After the end of my first marriage, I fended off would-be lovers with the fierceness of Athena until I found myself; this time, the act of letting go was itself an act of self-actualization, and Athena ceded the field to Aphrodite. My trip to Seattle was, as I’ve already said, powerful and transformative; I knew it was the beginning of a new book of my life, and I knew that it was right and good to be open to whatever it brought with it. And one of those things, much to my surprise, was love. I’ve mentioned Jae, a sex worker and activist from Seattle, quite a lot since November; what I haven’t mentioned is that we are much more than friends. We are, in fact, lovers, and a large part of the reason I’ve come to Seattle is to live with her; in a few years, after my business here is done, she’ll be moving out to the country with me. And in the meantime, she’ll be traveling with me on some of my trips, so many of y’all will get a chance to meet her. Yes, we got serious very quickly, but that’s not at all unusual in lesbian relationships (What does a lesbian bring on the second date? A U-haul trailer.) Don’t be surprised, dear readers; it’s not like I’ve made a secret of my bisexuality, and if one excludes commercial encounters I’ve actually been with more women than men.

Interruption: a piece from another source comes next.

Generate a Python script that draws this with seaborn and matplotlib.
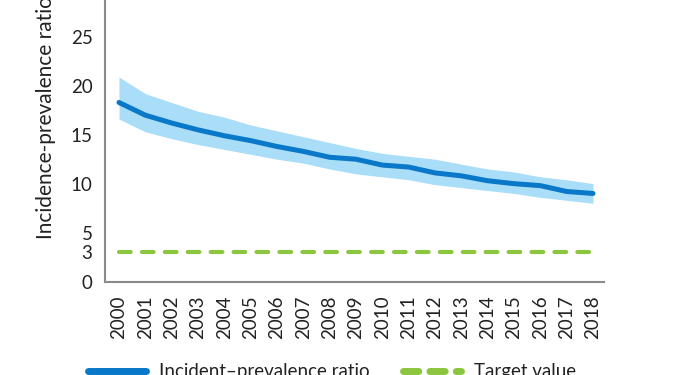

I can’t say that’s all there is to tell right now, because it wouldn’t be true; it is, however, all I want to tell right now and all that I think I should tell right now. I apologize if the narrative has been a bit less well-organized than usual; it was, as I said above, rather difficult to write. I’m sure many of you will want to express your sympathy for the divorce, and of course I appreciate that. But as I said above, this was a long time coming, and Matt and I are both relieved that we can stop inadvertently hurting each other. In short, three people are happier today than they were in October, and in the big scheme of things that’s something to be thankful for.